May 30, 2019 – Every state now offers Medicaid reimbursement for some real-time virtual visits, according to the latest analysis of state telehealth and telemedicine laws and reimbursement policies by the Center for Connected Health Policy.
The challenge, as always, lies in finding out what state covers what services, as well as when, where, how and why.
CCHP’s Spring 2019 report on connected care guidelines and coverage highlight the advances that are being made in telehealth and telemedicine adoption at the state level, while also pointing out that each state follows its own path. So while Massachusetts might be commended for allowing some Medicaid coverage for telemental health services – becoming the last state to cross the virtual visit threshold – the commonwealth is also far down on the list for telehealth-friendly policies.
“No two states are alike in how telehealth is defined and regulated,” the report, overseen by Executive Director Mei Wa Kwong, JD, notes. “While there are some similarities in language, perhaps indicating states may have utilized existing verbiage from other states, noticeable differences exist. These differences are to be expected, given that each state defines its Medicaid policy parameters, but it also creates a confusing environment for telehealth participants to navigate, particularly when a health system or practitioner provides health care services in multiple states.”
“In most cases, states have moved away from duplicating Medicare’s restrictive telehealth policy, with some reimbursing a wide range of practitioners and services, with little to no restrictions<’ it adds.
According to the CCHP, the most common action taken by states since the last report was issued in fall 2018 is to join the Interstate Medical Licensure Compact. The IMLC, which saw its membership jump from 15 to 29 states and the District of Columbia, creates a streamlined process for applying for a medical license in multiple states, thus enabling doctors to expand their reach through telemedicine and telehealth.

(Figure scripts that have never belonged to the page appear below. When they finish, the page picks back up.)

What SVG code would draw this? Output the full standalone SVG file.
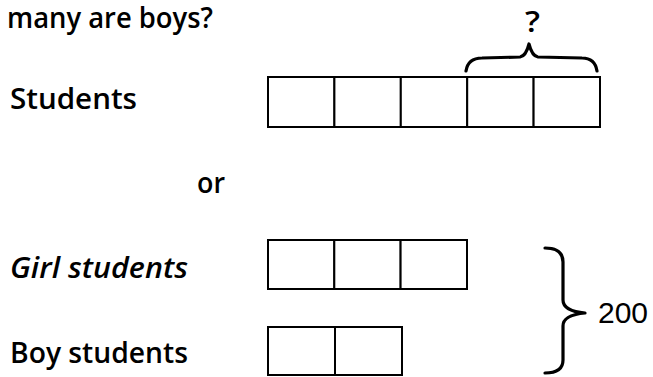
<svg xmlns="http://www.w3.org/2000/svg" width="653" height="377" viewBox="0 0 653 377">
<style>
.lbl{font-family:"Open Sans","Liberation Sans",sans-serif;font-size:28px;fill:#000;font-weight:600}
.num{font-family:"Liberation Sans",Arial,sans-serif;font-size:30px;fill:#000}
.cell{fill:#fff;stroke:#000;stroke-width:2}
.brace{fill:none;stroke:#000;stroke-width:3.2;stroke-linecap:round;stroke-linejoin:round}
</style>
<rect width="653" height="377" fill="#fff"/>
<g id="question">
<text class="lbl" x="7" y="28" textLength="206" lengthAdjust="spacingAndGlyphs">many are boys?</text>
</g>
<g id="students-label">
<text class="lbl" x="10" y="109" textLength="127" lengthAdjust="spacingAndGlyphs">Students</text>
</g>
<g id="students-bar">
<rect class="cell" x="268" y="77" width="66.4" height="50"/>
<rect class="cell" x="334.4" y="77" width="66.4" height="50"/>
<rect class="cell" x="400.8" y="77" width="66.4" height="50"/>
<rect class="cell" x="467.2" y="77" width="66.4" height="50"/>
<rect class="cell" x="533.6" y="77" width="66.4" height="50"/>
</g>
<g id="top-brace">
<path class="brace" d="M466,71 Q468,58 482,58 L520,57 Q526,56 529,44 Q532,56 538,57 L582,58 Q595,58 597,71"/>
<text class="lbl" x="525" y="32" font-size="30" font-weight="400" textLength="15" lengthAdjust="spacingAndGlyphs">?</text>
</g>
<g id="or-label">
<text class="lbl" x="197" y="193" textLength="28" lengthAdjust="spacingAndGlyphs">or</text>
</g>
<g id="girl-label">
<text class="lbl" x="10" y="278" textLength="178" lengthAdjust="spacingAndGlyphs" font-style="italic">Girl students</text>
</g>
<g id="girl-bar">
<rect class="cell" x="268" y="240" width="66.3" height="49"/>
<rect class="cell" x="334.3" y="240" width="66.3" height="49"/>
<rect class="cell" x="400.6" y="240" width="66.4" height="49"/>
</g>
<g id="boy-label">
<text class="lbl" x="10" y="363" textLength="178" lengthAdjust="spacingAndGlyphs">Boy students</text>
</g>
<g id="boy-bar">
<rect class="cell" x="268" y="327" width="67" height="48"/>
<rect class="cell" x="335" y="327" width="67" height="48"/>
</g>
<g id="total-brace">
<path class="brace" d="M545,248 Q563,248 563,262 L563,300 Q563,311 585,313 Q563,315 563,326 L563,360 Q563,373 545,373"/>
<text class="num" x="598" y="323">200</text>
</g>
</svg>
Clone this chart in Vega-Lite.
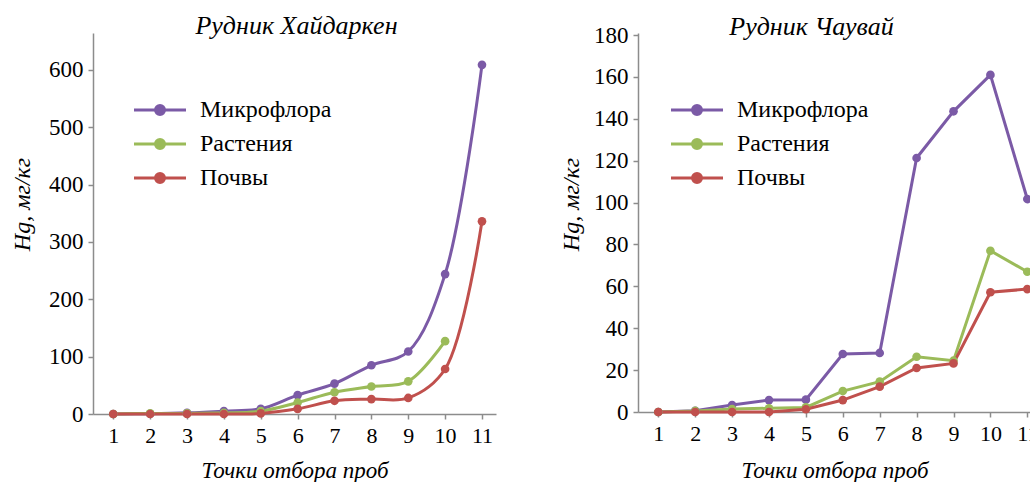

Aside from the expansion of video-based telemedicine coverage, the CCHP identified three other significant trends in its 420-page report:
Among other notable trends, according to the CCHP, are the inclusion of the home and schools as eligible originating sites for telehealth programs, and the identification of teledentistry and substance abuse disorder (SUD) services as specialty care services qualifying for Medicaid and/or private payer reimbursement.